Exercise details → Below this line is a listing that includes pictures. Copy exactly, and only, the lines from the one containing "Give me the TikZ source for this diagram." through the one containing "(0,0) rectangle (920,1302);"; the pictures do not go in the copy.

Record set →
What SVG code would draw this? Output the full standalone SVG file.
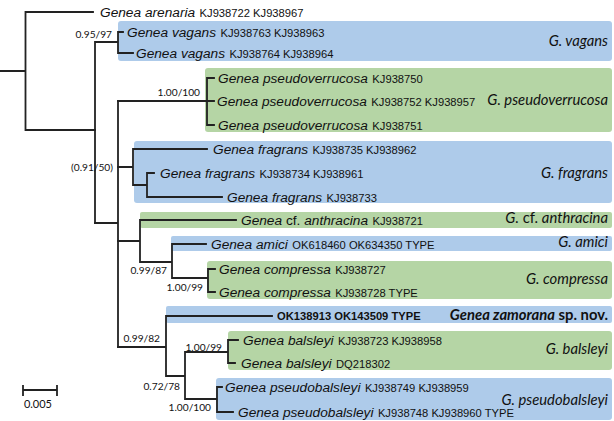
<svg xmlns="http://www.w3.org/2000/svg" width="614" height="421" viewBox="0 0 614 421">
<style>
.bg{fill:#fff}
.bl{fill:#aecbea}
.gr{fill:#b5d5a5}
.ln{stroke:#222;stroke-width:1.8;fill:none;stroke-linecap:square}
.leaf{font-family:"Liberation Sans",Arial,sans-serif;fill:#111}
.sp{font-style:italic;font-size:13.7px}
.acc{font-size:11.2px}
.b{font-weight:bold}
.sup{font-family:Lato,"Open Sans",sans-serif;font-size:10.2px;fill:#111;text-anchor:end}
.cl{font-family:Lato,"Open Sans",sans-serif;font-size:14.8px;fill:#111;text-anchor:end}
.it{font-style:italic}
</style>
<rect class="bg" x="0" y="0" width="614" height="421"/>
<g id="boxes">
<rect id="box-vagans" class="bl" x="118" y="21" width="494" height="40" rx="3"/>
<rect id="box-pseudoverrucosa" class="gr" x="205" y="68" width="407" height="64" rx="3"/>
<rect id="box-fragrans" class="bl" x="134" y="141" width="478" height="62" rx="3"/>
<rect id="box-anthracina" class="gr" x="140" y="212" width="472" height="16" rx="2"/>
<rect id="box-amici" class="bl" x="171" y="236" width="441" height="15" rx="2"/>
<rect id="box-compressa" class="gr" x="207" y="261" width="405" height="38" rx="3"/>
<rect id="box-zamorana" class="bl" x="166" y="306" width="446" height="17" rx="2"/>
<rect id="box-balsleyi" class="gr" x="228" y="331" width="384" height="39" rx="3"/>
<rect id="box-pseudobalsleyi" class="bl" x="216" y="378" width="396" height="42" rx="3"/>
</g>
<g id="connectors">
<path class="ln" d="M0 71H25.5M25.5 12V130M25.5 12H93M25.5 130H95"/>
<path class="ln" d="M95 42V223M95 42H118M118 32V53M118 32H123M118 53H133"/>
<path class="ln" d="M95 223H118M118 101V347"/>
<path class="ln" d="M118 101H207M207 78V125M207 78H214M207 101H214M207 125H214"/>
<path class="ln" d="M118 167H133M133 149V185M133 149H207M133 185H147M147 173V197M147 173H154M147 197H222"/>
<path class="ln" d="M118 241H140M140 220V262M140 220H236M140 262H172M172 244V278M172 244H206M172 278H208M208 269V292M208 269H215M208 292H215"/>
<path class="ln" d="M118 347H166M166 316V376M166 316H272M166 376H185M185 352V399M185 352H228M228 340V363M228 340H238M228 363H235M185 399H217M217 387V412M217 387H222M217 412H233"/>
<path class="ln" d="M23 390H57M23 386V395M57 386V395"/>
</g>
<g id="leaves">
<g id="n-arenaria"><text class="leaf" x="100" y="17"><tspan class="sp">Genea arenaria</tspan> <tspan class="acc">KJ938722 KJ938967</tspan></text></g>
<g id="n-vagans1"><text class="leaf" x="127" y="37"><tspan class="sp">Genea vagans</tspan> <tspan class="acc">KJ938763 KJ938963</tspan></text></g>
<g id="n-vagans2"><text class="leaf" x="136" y="58"><tspan class="sp">Genea vagans</tspan> <tspan class="acc">KJ938764 KJ938964</tspan></text></g>
<g id="n-pv1"><text class="leaf" x="218" y="83"><tspan class="sp">Genea pseudoverrucosa</tspan> <tspan class="acc">KJ938750</tspan></text></g>
<g id="n-pv2"><text class="leaf" x="217" y="106"><tspan class="sp">Genea pseudoverrucosa</tspan> <tspan class="acc">KJ938752 KJ938957</tspan></text></g>
<g id="n-pv3"><text class="leaf" x="218" y="130"><tspan class="sp">Genea pseudoverrucosa</tspan> <tspan class="acc">KJ938751</tspan></text></g>
<g id="n-fr1"><text class="leaf" x="213" y="154"><tspan class="sp">Genea fragrans</tspan> <tspan class="acc">KJ938735 KJ938962</tspan></text></g>
<g id="n-fr2"><text class="leaf" x="160" y="178"><tspan class="sp">Genea fragrans</tspan> <tspan class="acc">KJ938734 KJ938961</tspan></text></g>
<g id="n-fr3"><text class="leaf" x="227" y="202"><tspan class="sp">Genea fragrans</tspan> <tspan class="acc">KJ938733</tspan></text></g>
<g id="n-anth"><text class="leaf" x="241" y="225"><tspan class="sp">Genea</tspan><tspan style="font-size:13.7px"> cf. </tspan><tspan class="sp">anthracina</tspan> <tspan class="acc">KJ938721</tspan></text></g>
<g id="n-amici"><text class="leaf" x="211" y="249"><tspan class="sp">Genea amici</tspan> <tspan class="acc">OK618460 OK634350 TYPE</tspan></text></g>
<g id="n-comp1"><text class="leaf" x="219" y="274"><tspan class="sp">Genea compressa</tspan> <tspan class="acc">KJ938727</tspan></text></g>
<g id="n-comp2"><text class="leaf" x="219" y="297"><tspan class="sp">Genea compressa</tspan> <tspan class="acc">KJ938728 TYPE</tspan></text></g>
<g id="n-zam"><text class="leaf acc b" x="277" y="320">OK138913 OK143509 TYPE</text></g>
<g id="n-bal1"><text class="leaf" x="243" y="345"><tspan class="sp">Genea balsleyi</tspan> <tspan class="acc">KJ938723 KJ938958</tspan></text></g>
<g id="n-bal2"><text class="leaf" x="241" y="368"><tspan class="sp">Genea balsleyi</tspan> <tspan class="acc">DQ218302</tspan></text></g>
<g id="n-pb1"><text class="leaf" x="225" y="392"><tspan class="sp">Genea pseudobalsleyi</tspan> <tspan class="acc">KJ938749 KJ938959</tspan></text></g>
<g id="n-pb2"><text class="leaf" x="238" y="417"><tspan class="sp">Genea pseudobalsleyi</tspan> <tspan class="acc">KJ938748 KJ938960 TYPE</tspan></text></g>
</g>
<g id="support">
<text class="sup" x="112" y="37.5">0.95/97</text>
<text class="sup" x="200" y="95.5">1.00/100</text>
<text class="sup" x="113" y="170.5">(0.91/50)</text>
<text class="sup" x="167" y="273.5">0.99/87</text>
<text class="sup" x="203" y="290.5">1.00/99</text>
<text class="sup" x="160" y="341.5">0.99/82</text>
<text class="sup" x="222" y="350.5">1.00/99</text>
<text class="sup" x="180" y="389.5">0.72/78</text>
<text class="sup" x="211" y="410.5">1.00/100</text>
</g>
<g id="clades">
<text class="cl it" x="608" y="46">G. vagans</text>
<text class="cl it" x="608" y="105">G. pseudoverrucosa</text>
<text class="cl it" x="608" y="178">G. fragrans</text>
<text class="cl" x="608" y="223"><tspan class="it">G.</tspan> cf. <tspan class="it">anthracina</tspan></text>
<text class="cl it" x="608" y="247">G. amici</text>
<text class="cl it" x="608" y="284">G. compressa</text>
<text class="cl b" x="608" y="320"><tspan class="it">Genea zamorana</tspan> sp. nov.</text>
<text class="cl it" x="608" y="354">G. balsleyi</text>
<text class="cl it" x="608" y="405">G. pseudobalsleyi</text>
</g>
<g id="scale">
<text class="sup" x="52" y="408" style="font-size:11px">0.005</text>
</g>
</svg>
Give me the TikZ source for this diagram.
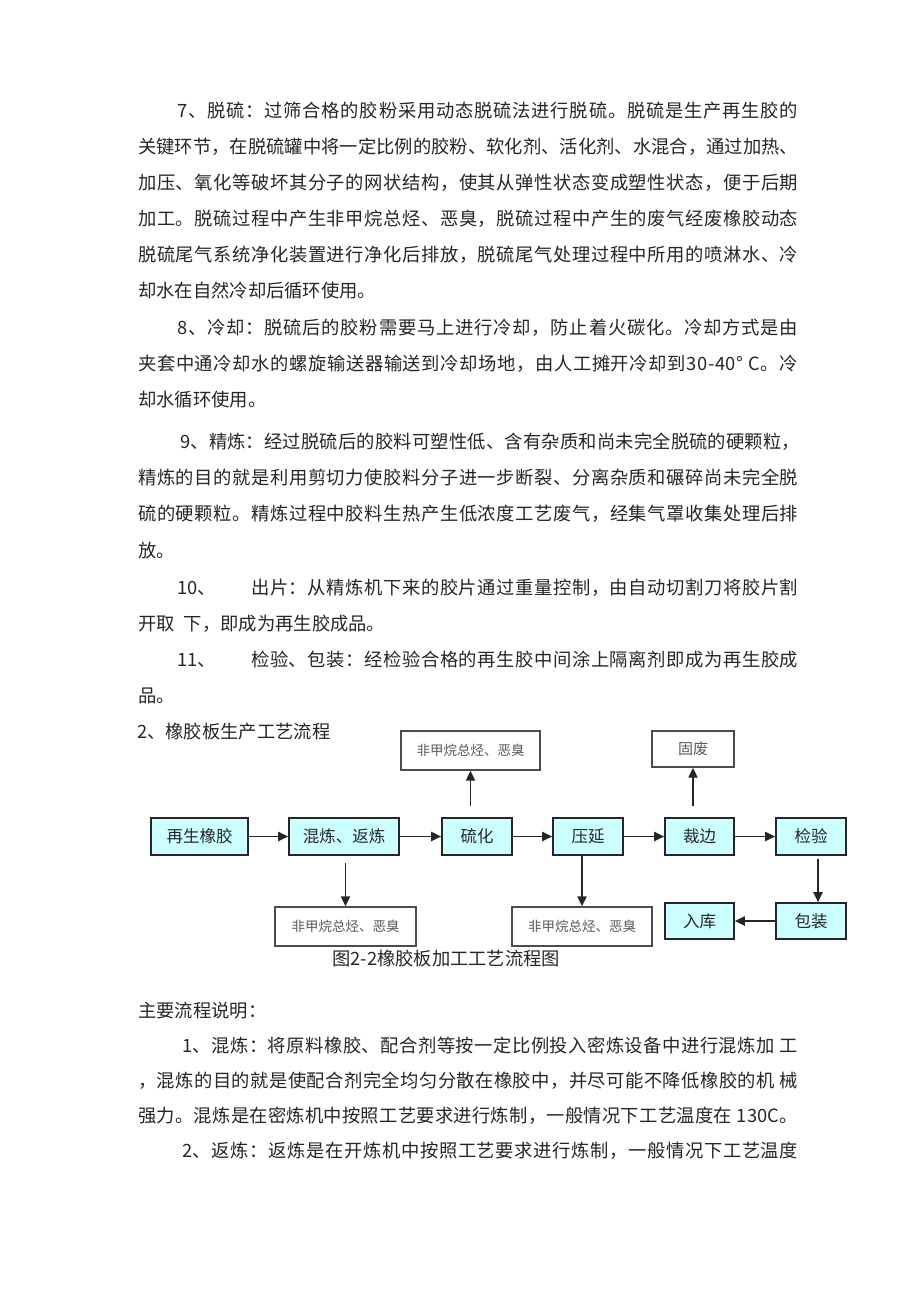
\documentclass[tikz,border=0pt]{standalone}
\usepackage{fontspec}
\setmainfont{Noto Sans CJK SC}
\usetikzlibrary{arrows.meta}
\definecolor{procfill}{RGB}{204,255,255}
\ExplSyntaxOn
\cs_new:Npn \myspread #1 { \tl_map_inline:nn {#1} { ##1 \hskip 0pt plus 1fil } \hskip 0pt plus -1fil }
\ExplSyntaxOff
\newcommand\jl[2]{\makebox[#1][s]{\myspread{#2}}}
\begin{document}
\begin{tikzpicture}[x=1pt,y=-1pt,
  txt/.style={anchor=base west, inner sep=0pt, font=\fontsize{18.3}{20}\selectfont, text=black!85},
  proc/.style={draw=black!85, line width=1.6pt, fill=procfill, minimum height=37pt, inner sep=0pt, font=\fontsize{16.5}{16}\selectfont, text=black!85},
  outbox/.style={draw=black!70, line width=1.3pt, fill=white, minimum height=39pt, inner sep=0pt, font=\fontsize{13.5}{14}\selectfont, text=black!65},
  arr/.style={-{Triangle[length=10pt,width=9pt]}, line width=1.9pt, draw=black!85}]
\useasboundingbox[fill=white] (0,0) rectangle (920,1302);

% paragraph 7
\node[txt] (p7a) at (177,117) {\jl{621pt}{7、脱硫：过筛合格的胶粉采用动态脱硫法进行脱硫。脱硫是生产再生胶的}};
\node[txt] (p7b) at (138,153) {\jl{660pt}{关键环节，在脱硫罐中将一定比例的胶粉、软化剂、活化剂、水混合，通过加热、}};
\node[txt] (p7c) at (138,189) {\jl{660pt}{加压、氧化等破坏其分子的网状结构，使其从弹性状态变成塑性状态，便于后期}};
\node[txt] (p7d) at (138,225) {\jl{660pt}{加工。脱硫过程中产生非甲烷总烃、恶臭，脱硫过程中产生的废气经废橡胶动态}};
\node[txt] (p7e) at (138,261) {\jl{660pt}{脱硫尾气系统净化装置进行净化后排放，脱硫尾气处理过程中所用的喷淋水、冷}};
\node[txt] (p7f) at (138,297) {却水在自然冷却后循环使用。};

% paragraph 8
\node[txt] (p8a) at (177,334) {\jl{621pt}{8、冷却：脱硫后的胶粉需要马上进行冷却，防止着火碳化。冷却方式是由}};
\node[txt] (p8b) at (138,370) {\jl{660pt}{夹套中通冷却水的螺旋输送器输送到冷却场地，由人工摊开冷却到30-40°{\ }C。冷}};
\node[txt] (p8c) at (138,406) {却水循环使用。};

% paragraph 9
\node[txt] (p9a) at (180,448) {\jl{620pt}{9、精炼：经过脱硫后的胶料可塑性低、含有杂质和尚未完全脱硫的硬颗粒，}};
\node[txt] (p9b) at (138,484) {\jl{660pt}{精炼的目的就是利用剪切力使胶料分子进一步断裂、分离杂质和碾碎尚未完全脱}};
\node[txt] (p9c) at (138,520) {\jl{660pt}{硫的硬颗粒。精炼过程中胶料生热产生低浓度工艺废气，经集气罩收集处理后排}};
\node[txt] (p9d) at (138,557) {放。};

% paragraph 10
\node[txt] (p10n) at (177,594) {10、};
\node[txt] (p10a) at (251,594) {\jl{547pt}{出片：从精炼机下来的胶片通过重量控制，由自动切割刀将胶片割}};
\node[txt] (p10b) at (138,630) {开取\hspace{0.5em}下，即成为再生胶成品。};

% paragraph 11
\node[txt] (p11n) at (177,666) {11、};
\node[txt] (p11a) at (251,666) {\jl{547pt}{检验、包装：经检验合格的再生胶中间涂上隔离剂即成为再生胶成}};
\node[txt] (p11b) at (138,702) {品。};

% title
\node[txt] (title) at (137,738) {2、橡胶板生产工艺流程};

% diagram
\node[proc, minimum width=97pt] (regen) at (199.5,836.5) {再生橡胶};
\node[proc, minimum width=110pt] (mix) at (344,836.5) {混炼、返炼};
\node[proc, minimum width=70pt] (vulc) at (477,836.5) {硫化};
\node[proc, minimum width=70pt] (cal) at (588,836.5) {压延};
\node[proc, minimum width=69pt] (trim) at (699.5,836.5) {裁边};
\node[proc, minimum width=70pt] (insp) at (811,836.5) {检验};
\node[proc, minimum width=70pt, minimum height=36pt] (pack) at (811,921) {包装};
\node[proc, minimum width=69pt, minimum height=36pt] (store) at (699.5,921) {入库};

\node[outbox, minimum width=139pt] (out1) at (470.5,750.5) {非甲烷总烃、恶臭};
\node[outbox, minimum width=82pt, minimum height=36pt, font=\fontsize{15}{15}\selectfont] (waste) at (693,749) {固废};
\node[outbox, minimum width=141pt] (out2) at (345.5,926.5) {非甲烷总烃、恶臭};
\node[outbox, minimum width=140pt] (out3) at (582,926.5) {非甲烷总烃、恶臭};

\draw[arr] (regen.east) -- (mix.west);
\draw[arr] (mix.east) -- (vulc.west);
\draw[arr] (vulc.east) -- (cal.west);
\draw[arr] (cal.east) -- (trim.west);
\draw[arr] (trim.east) -- (insp.west);
\draw[arr, shorten <=11pt] (vulc.north -| out1.south) -- (out1.south);
\draw[arr, shorten <=11pt] (trim.north -| waste.south) -- (waste.south);
\draw[arr, shorten <=7pt] (mix.south -| out2.north) -- (out2.north);
\draw[arr] (cal.south -| out3.north) -- (out3.north);
\draw[arr, shorten <=3pt] ([xshift=7pt]insp.south) -- ([xshift=7pt]pack.north);
\draw[arr] (pack.west) -- (store.east);

% caption
\node[txt] (caption) at (332,965) {图2-2橡胶板加工工艺流程图};

% explanation
\node[txt] (m0) at (138,1017) {主要流程说明：};
\node[txt] (m1a) at (182,1052) {\jl{616pt}{1、混炼：将原料橡胶、配合剂等按一定比例投入密炼设备中进行混炼加{\ }工}};
\node[txt] (m1b) at (138,1087) {\jl{660pt}{，混炼的目的就是使配合剂完全均匀分散在橡胶中，并尽可能不降低橡胶的机{\ }械}};
\node[txt] (m1c) at (138,1122) {\jl{660pt}{强力。混炼是在密炼机中按照工艺要求进行炼制，一般情况下工艺温度在{\ }130C。}};
\node[txt] (m2a) at (182,1157) {\jl{616pt}{2、返炼：返炼是在开炼机中按照工艺要求进行炼制，一般情况下工艺温度}};
\end{tikzpicture}
\end{document}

Task result →
Give me the TikZ source for this diagram.
\documentclass[tikz,border=0pt]{standalone}
\usepackage{fontspec}
\setmainfont{Noto Sans CJK SC}
\usetikzlibrary{arrows.meta}
\definecolor{procfill}{RGB}{204,255,255}
\ExplSyntaxOn
\cs_new:Npn \myspread #1 { \tl_map_inline:nn {#1} { ##1 \hskip 0pt plus 1fil } \hskip 0pt plus -1fil }
\ExplSyntaxOff
\newcommand\jl[2]{\makebox[#1][s]{\myspread{#2}}}
\begin{document}
\begin{tikzpicture}[x=1pt,y=-1pt,
  txt/.style={anchor=base west, inner sep=0pt, font=\fontsize{18.3}{20}\selectfont, text=black!85},
  proc/.style={draw=black!85, line width=1.6pt, fill=procfill, minimum height=37pt, inner sep=0pt, font=\fontsize{16.5}{16}\selectfont, text=black!85},
  outbox/.style={draw=black!70, line width=1.3pt, fill=white, minimum height=39pt, inner sep=0pt, font=\fontsize{13.5}{14}\selectfont, text=black!65},
  arr/.style={-{Triangle[length=10pt,width=9pt]}, line width=1.9pt, draw=black!85}]
\useasboundingbox[fill=white] (0,0) rectangle (920,1302);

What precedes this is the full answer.